NEW YORK (TheStreet) -- Prevailing wisdom holds that American workers will generally land in a lower tax bracket once in retirement. But many retirees find just the opposite and are surprised that a long-recommended asset-tapping strategy may actually nudge them into a higher tax rate. So much for prevailing wisdom.
Advisers have perennially suggested clients use taxable assets first for retirement income needs and draw from tax-deferred accounts such as IRAs and 401(k) plans last, in order to delay taxes on those plans as long as possible.
But according to Lena Rizkallah, a retirement strategist at J.P. Morgan Asset Management, many clients have been surprised just how much in taxes they end up paying, especially when required minimum distributions (RMDs) of tax-deferred accounts kick in at 70.5.
"That's when they see all of a sudden their tax rate goes up,” Rizkallah said. "And also a lot of their Social Security benefit is subject to tax because their income went up."
The leading edge of baby boomers is now approaching this "retirement tax cliff." For purposes of finding tax-efficient distribution alternatives, Rizkallah considered a married couple, with spouses of the same age who retire at age 60. Requiring a spending draw of $75,000 from a 30%/70% stocks/fixed-income portfolio of $1 million, the couple holds half of its assets in a taxable account and half in a tax-deferred account.
The study examined three scenarios:
A) Using the standard withdrawal strategy -- taxable withdrawals first, then RMDs from the tax-deferred account -- the couple remained in a 10% tax bracket until age 70.5. At that point "they kind of slithered into the 15% tax rate," Rizkallah says.
B) Using the same assumptions -- tapping the taxable account first, but also taking additional distributions from the tax-deferred account -- the couple takes only as much as possible from the tax-deferred account without getting bumped into the higher tax rate. The withdrawals exceeding the couple’s $75,000 spending level are reinvested in the taxable account.
C) Applying the same rules, except that the couple takes the extra tax-deferred withdrawals and converts them into a Roth IRA instead of reinvesting them in the taxable account.
In scenario B, by making early tax-deferred account withdrawals, the couple took less in RMDs later and saved $52,000 in taxes. With the Roth conversions used in strategy C, the couple saved $240,000 in taxes and ended up with more than $330,000 in additional wealth.
The hypothetical couple drew the same $75,000 income in all three instances but saw a drastically different impact to its remaining wealth, especially when utilizing the annual Roth IRA conversions.
"They were able to substantially minimize their taxes overall in retirement," Rizkallah noted. "And very importantly, their ending wealth was really key. At the end of the day they got [the same income], paid the least amount of taxes and ended up with the most amount of wealth."

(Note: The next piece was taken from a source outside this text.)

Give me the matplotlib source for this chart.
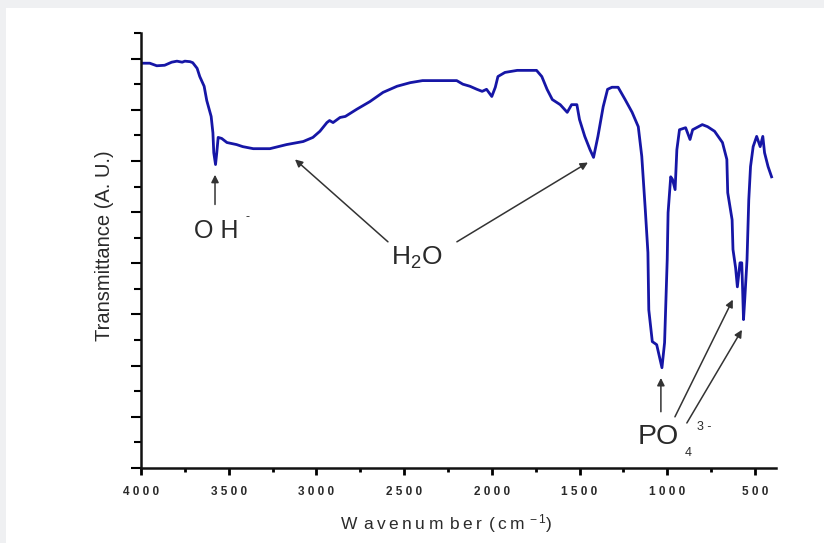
import matplotlib
matplotlib.use("Agg")
import matplotlib.pyplot as plt
from matplotlib.patches import Rectangle
from matplotlib.ticker import MultipleLocator, FuncFormatter, NullFormatter

plt.rcParams['font.family'] = ['Liberation Sans', 'DejaVu Sans']
plt.rcParams['mathtext.fontset'] = 'custom'
plt.rcParams['mathtext.rm'] = 'Liberation Sans'
plt.rcParams['mathtext.it'] = 'Liberation Sans'

# FTIR spectrum
wavenumber = [4000, 3950, 3910, 3865, 3825, 3795, 3765, 3750, 3720, 3705,
              3680, 3665, 3640, 3625, 3600, 3590, 3585, 3575, 3568, 3560,
              3540, 3510, 3455, 3420, 3360, 3265, 3170, 3075, 3020, 2980,
              2940, 2925, 2905, 2865, 2835, 2770, 2695, 2620, 2540, 2465,
              2395, 2280, 2200, 2165, 2125, 2085, 2055, 2030, 2000, 1980,
              1965, 1925, 1855, 1745, 1715, 1685, 1655, 1610, 1570, 1545,
              1515, 1500, 1470, 1440, 1420, 1395, 1365, 1340, 1315, 1280,
              1240, 1200, 1165, 1145, 1125, 1110, 1105, 1085, 1060, 1030,
              1015, 1000, 995, 980, 970, 955, 945, 930, 895, 870,
              855, 800, 770, 730, 685, 660, 655, 630, 625, 610,
              600, 585, 575, 570, 565, 558, 545, 535, 525, 510,
              490, 470, 455, 445, 425, 405]
transmittance = [7.91, 7.91, 7.86, 7.87, 7.93, 7.95, 7.93, 7.95, 7.94, 7.92,
                 7.81, 7.65, 7.46, 7.18, 6.87, 6.55, 6.16, 5.93, 6.16, 6.46,
                 6.44, 6.36, 6.32, 6.28, 6.24, 6.24, 6.32, 6.38, 6.46, 6.58,
                 6.75, 6.79, 6.75, 6.85, 6.87, 7.01, 7.16, 7.34, 7.46, 7.53,
                 7.57, 7.57, 7.57, 7.50, 7.46, 7.40, 7.36, 7.40, 7.26, 7.44,
                 7.65, 7.73, 7.77, 7.77, 7.65, 7.40, 7.20, 7.10, 6.95, 7.10,
                 7.10, 6.81, 6.48, 6.22, 6.07, 6.48, 7.06, 7.40, 7.44, 7.44,
                 7.20, 6.95, 6.67, 6.09, 5.05, 4.21, 3.09, 2.47, 2.41, 1.96,
                 2.45, 4.07, 4.99, 5.69, 5.64, 5.44, 6.22, 6.61, 6.65, 6.42,
                 6.61, 6.71, 6.67, 6.58, 6.36, 6.03, 5.38, 4.85, 4.27, 3.91,
                 3.54, 4.01, 4.01, 3.48, 2.90, 3.29, 4.07, 5.24, 5.89, 6.28,
                 6.48, 6.28, 6.48, 6.16, 5.89, 5.69]

text_color = '#2a2a2a'
arrow_color = '#333333'

fig = plt.figure(figsize=(8.24, 5.43), dpi=100, facecolor='white')
# light grey page margin at top and left
fig.patches.append(Rectangle((0, 0.985), 1, 0.015, transform=fig.transFigure,
                             facecolor='#eff0f2', edgecolor='none', zorder=0))
fig.patches.append(Rectangle((0, 0), 0.0073, 1, transform=fig.transFigure,
                             facecolor='#eff0f2', edgecolor='none', zorder=0))

ax = fig.add_axes([0.1711, 0.1381, 0.7706, 0.8011])
ax.plot(wavenumber, transmittance, color='#1616a6', linewidth=2.0)

ax.set_xlim(4000, 380)
ax.set_ylim(0, 8.5)
for side in ('top', 'right'):
    ax.spines[side].set_visible(False)
for side in ('left', 'bottom'):
    ax.spines[side].set_linewidth(1.8)
    ax.spines[side].set_color('#111111')

ax.xaxis.set_major_locator(MultipleLocator(500))
ax.xaxis.set_minor_locator(MultipleLocator(250))
ax.yaxis.set_major_locator(MultipleLocator(1))
ax.yaxis.set_minor_locator(MultipleLocator(0.5))
ax.xaxis.set_major_formatter(FuncFormatter(lambda v, p: ' '.join(str(int(v)))))
ax.yaxis.set_major_formatter(NullFormatter())
ax.tick_params(axis='x', which='major', length=5, width=2, pad=8,
               labelsize=8.5, labelcolor=text_color)
ax.tick_params(axis='x', which='minor', length=3, width=2)
ax.tick_params(axis='y', which='major', length=7, width=1.5)
ax.tick_params(axis='y', which='minor', length=5, width=1.5)
for lab in ax.get_xticklabels():
    lab.set_fontweight('bold')

ax.set_xlabel('W\u2009\u2009a\u2009v\u2009e\u2009n\u2009u\u2009m\u2009\u2009b\u2009e\u2009r\u2009\u2009(\u2009c\u2009m$^{\u2009-1}$)',
              fontsize=12.5, color=text_color, labelpad=10)
ax.xaxis.label.set_x(0.48)
ax.set_ylabel('Transmittance (A. U.)', fontsize=14.5, color=text_color, labelpad=9)
ax.yaxis.label.set_y(0.51)

arrow = dict(arrowstyle='-|>', color=arrow_color, lw=1.1, mutation_scale=11,
             shrinkA=0, shrinkB=0)

# OH- band
ax.annotate('', xy=(3578, 5.73), xytext=(3578, 5.15), arrowprops=arrow)
ax.text(3570, 4.64, 'O H', fontsize=18, color=text_color, ha='center', va='center')
ax.text(3395, 4.9, '-', fontsize=9, color=text_color, ha='center', va='center')

# H2O bands
ax.text(2427, 4.1, 'H$_2$O', fontsize=19, color=text_color, ha='center', va='center')
ax.annotate('', xy=(3122, 6.03), xytext=(2592, 4.42), arrowprops=arrow)
ax.annotate('', xy=(1452, 5.97), xytext=(2199, 4.42), arrowprops=arrow)

# PO4 3- bands
ax.annotate('', xy=(1036, 1.76), xytext=(1036, 1.10), arrowprops=arrow)
ax.annotate('', xy=(626, 3.29), xytext=(956, 1.00), arrowprops=arrow)
ax.annotate('', xy=(574, 2.70), xytext=(888, 0.88), arrowprops=arrow)
ax.text(1050, 0.61, 'PO', fontsize=20.5, color=text_color, ha='center', va='center')
ax.text(880, 0.29, '4', fontsize=9, color=text_color, ha='center', va='center')
ax.text(791, 0.80, '3 -', fontsize=9, color=text_color, ha='center', va='center')

fig.savefig('out.png', dpi=100, facecolor='white')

It’s an elegant alternative to the traditional asset withdrawal strategy. But retirees seeking the most efficient distribution of their assets will also want to consider wealth-transfer issues, including the tax impact to a surviving spouse and other beneficiaries.
And tax-planning strategies are rarely a set-it-and-forget-it exercise. Future changes to the tax code are always possible and certainly unpredictable.